If, however, we all live through this grim moment of nuclear and other threats without Asia going up in flames (and then, undoubtedly, a crippled world economy going down in flames), historian Alfred McCoy offers quite a different vision of what World War III in Asia might look like in 2030. It's a high-tech tale of the rise of China and the decline of Donald Trump's America (never quite made "great" again), adapted from his dazzling new book, In the Shadows of the American Century: The Rise and Decline of U.S. Global Power. Tom
World War III With China
How It Might Actually Be Fought
By Alfred W. McCoy[This piece has been adapted and expanded from Alfred W. McCoy's new book, In the Shadows of the American Century: The Rise and Decline of U.S. Global Power.]

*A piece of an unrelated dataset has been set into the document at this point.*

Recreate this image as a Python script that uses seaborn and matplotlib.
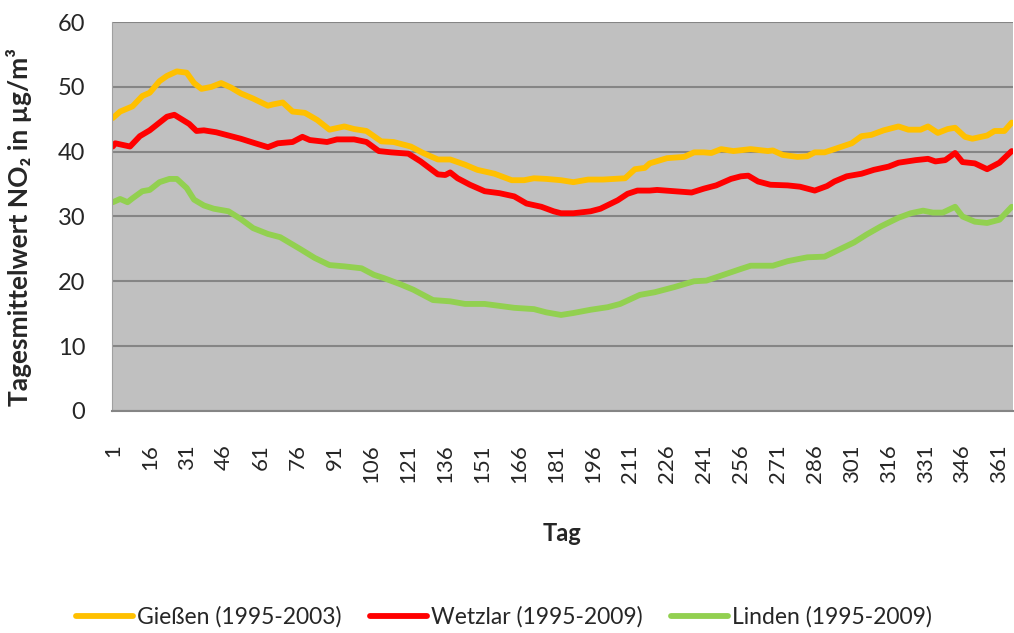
import numpy as np
import pandas as pd
import matplotlib
matplotlib.use("Agg")
import matplotlib.pyplot as plt
import seaborn as sns

# Werte (Tag, Tagesmittelwert NO2)
giessen_tag = [1, 4, 9, 13, 16, 20, 23, 27, 31, 34, 37, 41, 45, 49, 53, 58, 64, 66, 70, 74,
               79, 84, 89, 95, 99, 104, 110, 115, 122, 127, 133, 138, 144, 149, 156, 163, 168,
               172, 177, 183, 188, 194, 200, 209, 213, 217, 219, 226, 233, 237, 241, 244, 248,
               253, 260, 267, 269, 273, 279, 283, 286, 290, 294, 301, 305, 309, 314, 320, 324,
               329, 332, 336, 340, 343, 347, 350, 356, 359, 363, 366]
giessen_wert = [45.2, 46.2, 47.0, 48.6, 49.1, 50.9, 51.7, 52.4, 52.2, 50.6, 49.7, 50.0, 50.6,
                49.9, 49.0, 48.2, 47.1, 47.3, 47.6, 46.2, 46.0, 44.9, 43.4, 43.9, 43.5, 43.2,
                41.6, 41.5, 40.8, 39.8, 38.8, 38.8, 38.0, 37.2, 36.6, 35.6, 35.6, 35.9, 35.8,
                35.6, 35.3, 35.7, 35.7, 35.9, 37.3, 37.5, 38.2, 39.0, 39.2, 39.9, 39.9, 39.8,
                40.4, 40.1, 40.4, 40.1, 40.2, 39.5, 39.2, 39.3, 39.9, 39.9, 40.4, 41.3, 42.4,
                42.6, 43.3, 43.9, 43.4, 43.4, 43.9, 42.9, 43.5, 43.7, 42.3, 42.0, 42.5, 43.2,
                43.2, 44.5]

wetzlar_tag = [1, 2, 8, 12, 16, 20, 23, 26, 29, 32, 35, 38, 43, 48, 53, 58, 64, 68, 74, 78,
               81, 88, 92, 99, 104, 109, 114, 121, 126, 133, 136, 138, 141, 146, 152, 158, 164,
               169, 175, 180, 183, 188, 195, 199, 206, 210, 214, 219, 222, 229, 236, 241, 246,
               252, 256, 259, 263, 268, 275, 280, 286, 291, 294, 299, 305, 310, 316, 320, 327,
               332, 335, 339, 343, 346, 351, 356, 361, 366]
wetzlar_wert = [40.8, 41.3, 40.8, 42.4, 43.3, 44.5, 45.4, 45.7, 45.0, 44.3, 43.2, 43.3, 43.0,
                42.5, 42.0, 41.4, 40.7, 41.3, 41.5, 42.3, 41.8, 41.5, 41.9, 41.9, 41.5, 40.1,
                39.9, 39.7, 38.5, 36.5, 36.4, 36.8, 35.9, 34.9, 33.9, 33.6, 33.1, 32.0, 31.5,
                30.8, 30.5, 30.5, 30.8, 31.2, 32.5, 33.5, 34.0, 34.0, 34.1, 33.9, 33.7, 34.3,
                34.8, 35.8, 36.2, 36.3, 35.4, 34.9, 34.8, 34.6, 34.0, 34.7, 35.4, 36.2, 36.6,
                37.2, 37.7, 38.3, 38.7, 38.9, 38.5, 38.7, 39.8, 38.4, 38.2, 37.3, 38.3, 40.1]

linden_tag = [1, 4, 7, 9, 13, 16, 20, 24, 27, 31, 34, 38, 42, 48, 53, 58, 64, 69, 77, 83,
              89, 95, 102, 107, 111, 118, 123, 131, 138, 144, 152, 158, 164, 172, 177, 183,
              188, 195, 202, 207, 215, 221, 229, 237, 242, 249, 256, 260, 269, 275, 283, 290,
              296, 302, 307, 313, 320, 325, 330, 334, 338, 343, 346, 351, 356, 361, 366]
linden_wert = [32.2, 32.7, 32.2, 32.8, 33.9, 34.1, 35.3, 35.8, 35.8, 34.4, 32.6, 31.7, 31.2,
               30.8, 29.6, 28.2, 27.3, 26.8, 25.0, 23.6, 22.5, 22.3, 22.0, 21.0, 20.5, 19.5,
               18.7, 17.1, 16.9, 16.5, 16.5, 16.2, 15.9, 15.7, 15.2, 14.8, 15.1, 15.6, 16.0,
               16.5, 17.9, 18.3, 19.1, 20.0, 20.1, 21.0, 21.9, 22.4, 22.4, 23.1, 23.7, 23.8,
               24.9, 26.0, 27.2, 28.5, 29.8, 30.5, 30.9, 30.6, 30.6, 31.5, 30.0, 29.2, 29.0,
               29.5, 31.5]

labels = ["Gießen (1995-2003)", "Wetzlar (1995-2009)", "Linden (1995-2009)"]
colors = ["#FFC000", "#FF0000", "#92D050"]
x_ticks = list(range(1, 362, 15))

sns.set_style("white")
plt.rcParams["font.family"] = ["Lato", "DejaVu Sans"]

fig = plt.figure(figsize=(10.14, 6.33), dpi=100)
ax = fig.add_axes([0.110, 0.351, 0.889, 0.614])
ax.set_facecolor("#C0C0C0")

serien = [(giessen_tag, giessen_wert), (wetzlar_tag, wetzlar_wert), (linden_tag, linden_wert)]
for (tag, wert), label, color in zip(serien, labels, colors):
    df = pd.DataFrame({"Tag": tag, "Wert": wert})
    sns.lineplot(data=df, x="Tag", y="Wert", ax=ax, color=color, linewidth=4.2, label=label)

ax.set_xlim(0.5, 366.5)
ax.set_ylim(0, 60)
ax.set_yticks(range(0, 61, 10))
ax.set_xticks(x_ticks)
ax.set_xticklabels([str(t) for t in x_ticks], rotation=90, fontsize=16, color="#262626")
ax.tick_params(axis="y", labelsize=17, length=0, pad=19, labelcolor="#262626")
ax.tick_params(axis="x", length=0, pad=24)
ax.grid(axis="y", color="#858585", linewidth=1.5)
ax.set_axisbelow(True)
for side in ["top", "right"]:
    ax.spines[side].set_visible(False)
ax.spines["left"].set_color("#A0A0A0")
ax.spines["bottom"].set_color("#858585")
ax.spines["bottom"].set_linewidth(1.5)

ax.set_xlabel("Tag", fontsize=17, fontweight="bold", labelpad=28)
ax.set_ylabel("Tagesmittelwert NO₂ in µg/m³", fontsize=19, fontweight="bold")
ax.yaxis.set_label_coords(-0.088, 0.473)

leg = ax.legend(loc="center", bbox_to_anchor=(0.435, -0.531), ncol=3, frameon=False,
                fontsize=16.5, handlelength=2.5, handletextpad=0.15, columnspacing=1.25)
for text in leg.get_texts():
    text.set_color("#262626")

plt.savefig("out.png", dpi=100)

For the past 50 years, American leaders have been supremely confident that they could suffer military setbacks in places like Cuba or Vietnam without having their system of global hegemony, backed by the world's wealthiest economy and finest military, affected. The country was, after all, the planet's "indispensible nation," as Secretary of State Madeleine Albright proclaimed in 1998 (and other presidents and politicians have insisted ever since). The U.S. enjoyed a greater "disparity of power" over its would-be rivals than any empire ever, Yale historian Paul Kennedy announced in 2002. Certainly, it would remain "the sole superpower for decades to come," Foreign Affairs magazine assured us just last year. During the 2016 campaign, candidate Donald Trump promised his supporters that "we're gonna win with military... we are gonna win so much you may even get tired of winning." In August, while announcing his decision to send more troops to Afghanistan, Trump reassured the nation: "In every generation, we have faced down evil, and we have always prevailed." In this fast-changing world, only one thing was certain: when it really counted, the United States could never lose.
No longer.
The Trump White House may still be basking in the glow of America's global supremacy but, just across the Potomac, the Pentagon has formed a more realistic view of its fading military superiority. In June, the Defense Department issued a major report titled on Risk Assessment in a Post-Primacy World, finding that the U.S. military "no longer enjoys an unassailable position versus state competitors," and "it no longer can... automatically generate consistent and sustained local military superiority at range." This sober assessment led the Pentagon's top strategists to "the jarring realization that 'we can lose.'" Increasingly, Pentagon planners find, the "self-image of a matchless global leader" provides a "flawed foun dation for forward-looking defense strategy... under post-primacy conditions." This Pentagon report also warned that, like Russia, China is "engaged in a deliberate program to demonstrate the limits of U.S. authority"; hence, Beijing's bid for "Pacific primacy" and its "campaign to expand its control over the South China Sea."
China's Challenge
Indeed, military tensions between the two countries have been rising in the western Pacific since the summer of 2010. Just as Washington once used its wartime alliance with Great Britain to appropriate much of that fading empire's global power after World War II, so Beijing began using profits from its export trade with the U.S. to fund a military challenge to its dominion over the waterways of Asia and the Pacific.
Some telltale numbers suggest the nature of the future great power competition between Washington and Beijing that could determine the course of the twenty-first century. In April 2015, for instance, the Department of Agriculture reported that the U.S. economy would grow by nearly 50% over the next 15 years, while China's would expand by 300%, equaling or surpassing America's around 2030.